Kein Wunder, dass die ÖVP inzwischen als Skandalpartei gesehen wird: Sage und schreibe 47 Prozent ordnen laut aktueller Karmasin-Umfrage Skandale von Grasser bis Strasser den Schwarzen zu. Und es geschieht nicht viel, um das zu ändern: Versuche, Pirker und Ranner wie Strasser zum Abgang zu bewegen, sind nicht überliefert. Neue Regeln für Abgeordnete auch nicht.

Derlei Profilierung muss die ÖVP derzeit ausgerechnet den Roten überlassen: Die SPÖ-EU-Abgeordneten beschlossen am Montag ein Berufsverbot. Reaktion der ÖVP: keine.
 

Leitl: "Frust über die Koalition steigt"

ÖSTERREICH: Wie sehr hat die Strasser-Affäre der ÖVP geschadet?
Christoph Leitl: Sie hat der Politik als ganzes geschadet. Die Politik ist geschwächt – während wir eigentlich enorme Herausforderungen zu bewältigen hätten.

ÖSTERREICH: Was soll die ÖVP jetzt tun? Ex-Parteichef Busek fordert einen Neustart durch eine Regierungsumbildung,
Leitl: Das Austauschen von ein, zwei Köpfen bringt überhaupt nichts. Die ÖVP muss sich als die Steuerverhinderungspartei profilieren – im Gegensatz zur SPÖ, die sich als Steuererhöhungspartei sieht. Darum geht es jetzt.

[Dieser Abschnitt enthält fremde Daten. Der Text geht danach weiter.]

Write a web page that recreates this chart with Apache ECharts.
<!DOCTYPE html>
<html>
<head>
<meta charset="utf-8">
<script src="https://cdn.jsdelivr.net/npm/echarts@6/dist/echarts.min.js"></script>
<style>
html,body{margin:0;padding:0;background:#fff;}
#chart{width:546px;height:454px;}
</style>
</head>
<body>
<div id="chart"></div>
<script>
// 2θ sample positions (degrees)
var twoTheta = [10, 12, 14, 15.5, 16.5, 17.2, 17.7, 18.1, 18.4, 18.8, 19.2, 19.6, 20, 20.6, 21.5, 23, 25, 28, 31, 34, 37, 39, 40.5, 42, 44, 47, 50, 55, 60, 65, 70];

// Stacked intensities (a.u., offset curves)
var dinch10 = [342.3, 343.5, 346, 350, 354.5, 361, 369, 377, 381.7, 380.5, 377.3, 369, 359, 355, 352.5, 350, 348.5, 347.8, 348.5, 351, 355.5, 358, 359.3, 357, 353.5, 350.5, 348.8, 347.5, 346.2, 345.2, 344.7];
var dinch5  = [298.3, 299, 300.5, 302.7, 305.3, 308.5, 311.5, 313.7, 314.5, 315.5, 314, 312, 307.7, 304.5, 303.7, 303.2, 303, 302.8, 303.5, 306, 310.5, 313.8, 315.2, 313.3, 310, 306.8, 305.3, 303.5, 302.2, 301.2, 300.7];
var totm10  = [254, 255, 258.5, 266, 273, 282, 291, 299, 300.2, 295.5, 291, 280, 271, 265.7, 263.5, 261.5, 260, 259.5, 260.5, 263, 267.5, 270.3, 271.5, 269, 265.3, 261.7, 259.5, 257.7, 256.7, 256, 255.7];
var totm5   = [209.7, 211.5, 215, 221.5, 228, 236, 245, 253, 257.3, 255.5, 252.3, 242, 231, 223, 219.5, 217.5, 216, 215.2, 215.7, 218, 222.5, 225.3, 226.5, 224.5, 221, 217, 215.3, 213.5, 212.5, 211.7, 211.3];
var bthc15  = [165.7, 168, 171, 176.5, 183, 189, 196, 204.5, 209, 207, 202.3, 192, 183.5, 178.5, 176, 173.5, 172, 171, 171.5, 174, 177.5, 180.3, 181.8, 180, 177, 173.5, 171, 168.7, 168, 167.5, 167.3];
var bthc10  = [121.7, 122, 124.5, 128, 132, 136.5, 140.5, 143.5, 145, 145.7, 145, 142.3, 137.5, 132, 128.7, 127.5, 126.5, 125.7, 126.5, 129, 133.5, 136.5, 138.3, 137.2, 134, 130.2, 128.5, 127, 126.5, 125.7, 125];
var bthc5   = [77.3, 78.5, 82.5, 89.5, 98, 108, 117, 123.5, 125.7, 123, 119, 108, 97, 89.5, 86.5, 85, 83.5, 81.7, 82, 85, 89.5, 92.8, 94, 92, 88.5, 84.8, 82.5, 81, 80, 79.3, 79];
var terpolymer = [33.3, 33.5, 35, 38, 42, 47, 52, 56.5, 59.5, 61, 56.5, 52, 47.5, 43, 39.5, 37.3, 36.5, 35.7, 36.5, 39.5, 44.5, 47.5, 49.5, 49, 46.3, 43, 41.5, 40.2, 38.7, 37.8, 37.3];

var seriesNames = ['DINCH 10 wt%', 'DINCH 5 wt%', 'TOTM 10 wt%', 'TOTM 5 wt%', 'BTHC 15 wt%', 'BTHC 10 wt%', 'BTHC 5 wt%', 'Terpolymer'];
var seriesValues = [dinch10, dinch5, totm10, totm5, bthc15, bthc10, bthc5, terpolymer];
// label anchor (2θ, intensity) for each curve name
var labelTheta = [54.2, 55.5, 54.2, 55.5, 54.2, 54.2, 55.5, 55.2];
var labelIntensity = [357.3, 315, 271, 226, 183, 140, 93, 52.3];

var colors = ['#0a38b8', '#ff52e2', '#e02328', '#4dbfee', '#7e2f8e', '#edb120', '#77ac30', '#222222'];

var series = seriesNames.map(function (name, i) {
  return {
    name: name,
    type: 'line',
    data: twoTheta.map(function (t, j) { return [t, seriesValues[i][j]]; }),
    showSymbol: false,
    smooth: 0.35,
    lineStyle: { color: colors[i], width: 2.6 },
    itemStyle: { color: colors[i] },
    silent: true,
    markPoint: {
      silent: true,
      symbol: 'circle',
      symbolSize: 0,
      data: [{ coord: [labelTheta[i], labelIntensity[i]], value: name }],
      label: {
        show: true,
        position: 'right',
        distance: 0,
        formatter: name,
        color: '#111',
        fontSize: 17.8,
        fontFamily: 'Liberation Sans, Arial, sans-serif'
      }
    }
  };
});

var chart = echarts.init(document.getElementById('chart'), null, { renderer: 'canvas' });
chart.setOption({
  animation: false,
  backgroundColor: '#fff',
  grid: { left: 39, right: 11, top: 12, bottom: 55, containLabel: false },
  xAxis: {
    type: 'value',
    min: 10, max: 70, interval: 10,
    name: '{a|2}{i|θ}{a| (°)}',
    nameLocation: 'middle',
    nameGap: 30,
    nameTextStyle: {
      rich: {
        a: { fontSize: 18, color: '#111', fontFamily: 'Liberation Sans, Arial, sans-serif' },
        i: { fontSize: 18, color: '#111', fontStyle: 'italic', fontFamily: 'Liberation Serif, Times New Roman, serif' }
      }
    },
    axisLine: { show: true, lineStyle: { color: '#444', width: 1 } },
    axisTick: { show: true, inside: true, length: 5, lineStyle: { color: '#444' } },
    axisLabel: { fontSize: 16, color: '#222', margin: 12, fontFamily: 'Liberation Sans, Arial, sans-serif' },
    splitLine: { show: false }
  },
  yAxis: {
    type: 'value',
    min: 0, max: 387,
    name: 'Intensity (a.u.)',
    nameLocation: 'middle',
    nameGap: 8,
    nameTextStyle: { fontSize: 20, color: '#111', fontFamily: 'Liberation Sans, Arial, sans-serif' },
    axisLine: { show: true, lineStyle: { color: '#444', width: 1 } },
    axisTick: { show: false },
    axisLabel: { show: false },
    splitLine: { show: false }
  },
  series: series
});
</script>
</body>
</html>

ÖSTERREICH: Wirtschaftsbündler Ferry Maier hat in einem Schreiben an Klubchef Karlheiz Kopf Unmut geäußert. Ist das Unmut wegen der Untätigkeit der Regierung?
Leitl: Ferry Maier wird das schon mit Karlheinz Kopf ausmachen. Der Wirtschaftsbund artikuliert aber den Unmut der Wirtschaft wegen dieser Untätigkeit. Die Probleme sind riesig – doch es passiert nichts! Der Frust steigt!

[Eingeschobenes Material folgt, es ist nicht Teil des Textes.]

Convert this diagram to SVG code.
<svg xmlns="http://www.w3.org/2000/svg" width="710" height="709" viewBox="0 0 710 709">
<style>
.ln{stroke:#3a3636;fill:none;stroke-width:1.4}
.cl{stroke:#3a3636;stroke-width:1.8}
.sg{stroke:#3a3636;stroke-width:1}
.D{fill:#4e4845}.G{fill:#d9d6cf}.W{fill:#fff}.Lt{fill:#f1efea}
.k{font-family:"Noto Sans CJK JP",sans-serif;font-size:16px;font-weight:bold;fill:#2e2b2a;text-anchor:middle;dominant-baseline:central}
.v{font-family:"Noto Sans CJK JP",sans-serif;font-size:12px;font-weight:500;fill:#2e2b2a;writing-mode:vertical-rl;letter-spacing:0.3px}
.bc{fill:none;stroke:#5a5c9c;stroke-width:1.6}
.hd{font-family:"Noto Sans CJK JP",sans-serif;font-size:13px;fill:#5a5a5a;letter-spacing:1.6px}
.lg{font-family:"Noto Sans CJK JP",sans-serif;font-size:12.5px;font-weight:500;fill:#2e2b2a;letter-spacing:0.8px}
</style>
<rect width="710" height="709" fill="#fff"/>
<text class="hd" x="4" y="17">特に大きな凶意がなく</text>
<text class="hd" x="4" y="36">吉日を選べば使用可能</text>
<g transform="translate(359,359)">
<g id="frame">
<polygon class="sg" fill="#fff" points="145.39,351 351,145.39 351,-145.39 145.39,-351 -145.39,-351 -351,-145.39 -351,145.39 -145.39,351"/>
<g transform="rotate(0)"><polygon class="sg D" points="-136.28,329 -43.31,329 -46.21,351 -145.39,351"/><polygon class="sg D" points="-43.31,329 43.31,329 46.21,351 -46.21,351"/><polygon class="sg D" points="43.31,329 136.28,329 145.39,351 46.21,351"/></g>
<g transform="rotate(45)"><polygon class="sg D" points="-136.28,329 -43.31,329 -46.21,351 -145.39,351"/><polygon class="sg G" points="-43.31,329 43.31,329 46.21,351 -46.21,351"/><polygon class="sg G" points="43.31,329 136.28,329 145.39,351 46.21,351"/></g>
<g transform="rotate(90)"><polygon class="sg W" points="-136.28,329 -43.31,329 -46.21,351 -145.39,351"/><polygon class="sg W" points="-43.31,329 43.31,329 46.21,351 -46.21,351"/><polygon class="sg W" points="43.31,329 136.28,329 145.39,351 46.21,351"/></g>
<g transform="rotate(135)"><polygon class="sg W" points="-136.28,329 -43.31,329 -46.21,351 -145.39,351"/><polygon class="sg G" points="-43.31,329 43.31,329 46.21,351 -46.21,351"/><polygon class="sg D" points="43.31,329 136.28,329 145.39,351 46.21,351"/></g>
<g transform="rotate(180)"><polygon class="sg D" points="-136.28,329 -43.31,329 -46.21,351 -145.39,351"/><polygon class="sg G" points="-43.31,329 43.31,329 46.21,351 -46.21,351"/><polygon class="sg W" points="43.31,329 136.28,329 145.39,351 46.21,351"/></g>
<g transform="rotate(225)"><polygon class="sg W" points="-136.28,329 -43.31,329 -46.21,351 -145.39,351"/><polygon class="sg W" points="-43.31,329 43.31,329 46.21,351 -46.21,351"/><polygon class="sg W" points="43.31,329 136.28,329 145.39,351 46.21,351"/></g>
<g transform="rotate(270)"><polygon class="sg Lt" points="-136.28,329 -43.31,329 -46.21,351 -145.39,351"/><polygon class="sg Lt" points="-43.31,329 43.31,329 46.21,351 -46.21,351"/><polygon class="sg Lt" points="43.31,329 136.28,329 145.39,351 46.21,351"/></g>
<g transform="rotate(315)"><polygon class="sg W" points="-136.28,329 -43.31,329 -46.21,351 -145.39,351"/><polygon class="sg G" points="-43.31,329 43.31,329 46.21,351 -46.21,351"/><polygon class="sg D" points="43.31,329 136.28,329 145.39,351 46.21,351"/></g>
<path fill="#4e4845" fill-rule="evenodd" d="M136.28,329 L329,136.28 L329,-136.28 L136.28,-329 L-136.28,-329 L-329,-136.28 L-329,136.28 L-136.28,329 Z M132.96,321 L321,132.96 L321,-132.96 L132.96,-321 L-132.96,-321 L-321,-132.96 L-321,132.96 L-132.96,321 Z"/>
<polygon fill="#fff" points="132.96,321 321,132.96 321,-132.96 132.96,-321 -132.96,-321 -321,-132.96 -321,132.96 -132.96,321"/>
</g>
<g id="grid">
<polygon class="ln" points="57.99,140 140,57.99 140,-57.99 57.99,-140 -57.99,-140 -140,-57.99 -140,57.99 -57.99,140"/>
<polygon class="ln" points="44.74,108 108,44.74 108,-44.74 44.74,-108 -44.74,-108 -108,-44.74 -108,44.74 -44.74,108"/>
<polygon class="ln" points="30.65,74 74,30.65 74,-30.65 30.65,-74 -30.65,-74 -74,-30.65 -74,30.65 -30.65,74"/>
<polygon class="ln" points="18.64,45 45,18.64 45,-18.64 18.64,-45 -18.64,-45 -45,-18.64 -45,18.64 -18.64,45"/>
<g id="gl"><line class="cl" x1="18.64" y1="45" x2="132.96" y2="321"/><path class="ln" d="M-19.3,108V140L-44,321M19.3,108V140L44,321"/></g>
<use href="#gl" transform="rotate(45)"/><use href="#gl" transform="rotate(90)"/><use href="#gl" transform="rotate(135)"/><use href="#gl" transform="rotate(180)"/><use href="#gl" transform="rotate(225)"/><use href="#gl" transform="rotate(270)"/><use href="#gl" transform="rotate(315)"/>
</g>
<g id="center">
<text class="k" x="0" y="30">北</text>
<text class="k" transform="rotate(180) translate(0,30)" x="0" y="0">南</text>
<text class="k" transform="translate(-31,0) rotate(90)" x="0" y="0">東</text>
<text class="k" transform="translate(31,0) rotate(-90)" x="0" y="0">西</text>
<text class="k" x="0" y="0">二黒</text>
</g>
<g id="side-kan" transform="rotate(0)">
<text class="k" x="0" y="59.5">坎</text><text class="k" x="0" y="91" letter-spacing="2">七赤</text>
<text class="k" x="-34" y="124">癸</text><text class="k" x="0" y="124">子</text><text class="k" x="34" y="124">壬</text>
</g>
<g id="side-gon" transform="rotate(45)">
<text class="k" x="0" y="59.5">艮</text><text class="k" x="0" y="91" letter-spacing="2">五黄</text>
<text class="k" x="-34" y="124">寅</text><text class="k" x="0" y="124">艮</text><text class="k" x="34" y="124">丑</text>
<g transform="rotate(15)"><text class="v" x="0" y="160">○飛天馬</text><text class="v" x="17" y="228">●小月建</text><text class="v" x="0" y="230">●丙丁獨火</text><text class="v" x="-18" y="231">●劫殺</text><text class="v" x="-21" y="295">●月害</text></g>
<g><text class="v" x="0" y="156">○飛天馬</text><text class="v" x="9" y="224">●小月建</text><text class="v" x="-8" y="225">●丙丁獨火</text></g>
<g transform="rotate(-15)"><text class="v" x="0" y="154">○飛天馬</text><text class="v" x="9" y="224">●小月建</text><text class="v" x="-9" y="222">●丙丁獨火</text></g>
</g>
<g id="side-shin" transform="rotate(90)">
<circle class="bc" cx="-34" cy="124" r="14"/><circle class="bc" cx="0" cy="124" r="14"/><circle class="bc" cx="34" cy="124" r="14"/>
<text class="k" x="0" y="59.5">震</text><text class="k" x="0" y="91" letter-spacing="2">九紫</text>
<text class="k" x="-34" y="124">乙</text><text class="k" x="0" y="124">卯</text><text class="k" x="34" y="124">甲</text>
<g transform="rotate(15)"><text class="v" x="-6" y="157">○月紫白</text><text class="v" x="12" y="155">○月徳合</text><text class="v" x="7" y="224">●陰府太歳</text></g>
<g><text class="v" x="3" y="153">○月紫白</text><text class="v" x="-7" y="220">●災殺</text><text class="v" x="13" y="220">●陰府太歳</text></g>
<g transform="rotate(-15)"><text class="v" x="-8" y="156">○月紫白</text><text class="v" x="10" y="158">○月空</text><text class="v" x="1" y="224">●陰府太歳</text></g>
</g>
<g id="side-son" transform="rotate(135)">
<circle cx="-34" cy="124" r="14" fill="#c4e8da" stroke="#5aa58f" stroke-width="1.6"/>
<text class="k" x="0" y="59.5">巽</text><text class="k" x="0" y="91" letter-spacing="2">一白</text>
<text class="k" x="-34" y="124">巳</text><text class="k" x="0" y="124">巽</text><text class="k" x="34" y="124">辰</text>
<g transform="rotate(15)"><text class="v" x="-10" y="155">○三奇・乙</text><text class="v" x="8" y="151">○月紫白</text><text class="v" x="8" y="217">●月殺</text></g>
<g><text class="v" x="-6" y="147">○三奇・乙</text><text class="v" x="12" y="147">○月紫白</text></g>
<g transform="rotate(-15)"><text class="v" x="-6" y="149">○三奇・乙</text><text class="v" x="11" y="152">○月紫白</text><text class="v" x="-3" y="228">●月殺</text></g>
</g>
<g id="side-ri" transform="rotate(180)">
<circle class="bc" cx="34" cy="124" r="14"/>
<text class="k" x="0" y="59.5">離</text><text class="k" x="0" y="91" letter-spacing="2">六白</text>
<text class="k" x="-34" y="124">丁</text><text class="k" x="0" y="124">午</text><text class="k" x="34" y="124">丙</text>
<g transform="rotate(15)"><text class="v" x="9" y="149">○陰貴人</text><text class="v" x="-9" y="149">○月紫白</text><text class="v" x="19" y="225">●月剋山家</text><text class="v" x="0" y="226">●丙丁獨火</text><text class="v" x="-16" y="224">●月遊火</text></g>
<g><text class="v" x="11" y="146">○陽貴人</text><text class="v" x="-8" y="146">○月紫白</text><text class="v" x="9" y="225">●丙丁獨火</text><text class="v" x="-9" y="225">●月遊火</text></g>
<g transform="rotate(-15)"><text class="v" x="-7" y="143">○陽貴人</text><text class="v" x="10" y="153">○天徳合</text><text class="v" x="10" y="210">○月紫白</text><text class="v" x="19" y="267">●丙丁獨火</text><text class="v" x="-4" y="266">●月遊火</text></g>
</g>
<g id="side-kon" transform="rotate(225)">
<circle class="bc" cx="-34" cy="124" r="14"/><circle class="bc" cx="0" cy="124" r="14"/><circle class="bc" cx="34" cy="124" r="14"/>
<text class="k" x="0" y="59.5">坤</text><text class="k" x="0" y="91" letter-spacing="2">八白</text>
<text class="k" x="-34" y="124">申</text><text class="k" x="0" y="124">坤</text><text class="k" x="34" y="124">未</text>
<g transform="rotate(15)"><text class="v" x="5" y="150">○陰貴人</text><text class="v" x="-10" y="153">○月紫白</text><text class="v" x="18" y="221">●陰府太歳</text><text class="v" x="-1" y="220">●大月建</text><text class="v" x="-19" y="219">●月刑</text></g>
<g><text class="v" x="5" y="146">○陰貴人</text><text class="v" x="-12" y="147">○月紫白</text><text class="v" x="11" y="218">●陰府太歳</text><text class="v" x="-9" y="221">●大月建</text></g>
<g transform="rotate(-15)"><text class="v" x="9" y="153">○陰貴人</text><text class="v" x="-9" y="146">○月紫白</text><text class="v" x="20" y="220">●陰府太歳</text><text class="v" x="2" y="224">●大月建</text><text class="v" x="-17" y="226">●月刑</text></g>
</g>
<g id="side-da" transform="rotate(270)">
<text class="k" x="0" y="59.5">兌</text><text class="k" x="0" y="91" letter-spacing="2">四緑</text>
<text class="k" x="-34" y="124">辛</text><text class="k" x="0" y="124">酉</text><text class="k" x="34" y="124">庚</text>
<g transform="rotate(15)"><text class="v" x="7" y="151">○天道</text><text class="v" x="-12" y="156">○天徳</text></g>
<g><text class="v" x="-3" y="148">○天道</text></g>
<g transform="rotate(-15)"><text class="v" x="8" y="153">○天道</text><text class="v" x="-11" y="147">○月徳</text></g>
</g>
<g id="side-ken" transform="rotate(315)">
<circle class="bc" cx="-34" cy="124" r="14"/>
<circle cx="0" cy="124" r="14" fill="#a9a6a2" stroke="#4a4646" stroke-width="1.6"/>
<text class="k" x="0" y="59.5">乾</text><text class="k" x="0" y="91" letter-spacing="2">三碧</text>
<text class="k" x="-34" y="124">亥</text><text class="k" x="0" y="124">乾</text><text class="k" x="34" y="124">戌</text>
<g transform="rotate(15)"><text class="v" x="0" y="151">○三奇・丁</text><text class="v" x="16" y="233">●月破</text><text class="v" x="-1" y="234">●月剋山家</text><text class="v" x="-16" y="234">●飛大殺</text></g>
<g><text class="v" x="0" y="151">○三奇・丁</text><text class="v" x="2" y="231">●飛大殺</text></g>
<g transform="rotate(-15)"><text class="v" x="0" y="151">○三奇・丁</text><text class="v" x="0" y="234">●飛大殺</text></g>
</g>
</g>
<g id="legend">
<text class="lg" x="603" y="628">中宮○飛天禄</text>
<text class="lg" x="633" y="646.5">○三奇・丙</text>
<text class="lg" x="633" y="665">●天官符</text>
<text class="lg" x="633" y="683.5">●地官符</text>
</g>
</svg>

ÖSTERREICH: Also muss ein Reformschub her?
Leitl: Ja, und zwar sofort. SPÖ und ÖVP müssen endlich eine Reformpartnerschaft eingehen. Der Kanzler ist Teamchef, wenn er nichts tut, geschieht auch nichts. Wir brauchen rasch ein Auslaufen der Hacklerpensionen. Singapur baut um 600 Mio. € eine neue Uni – und wir pulvern das Dreifache im Jahr in Frühpensionen. Wir brauchen eine Entbürokratisierung, wir brauchen eine Bildungsreform, eine Spitalsreform. Alle Konzepte liegen auf dem Tisch – nichts wird umgesetzt.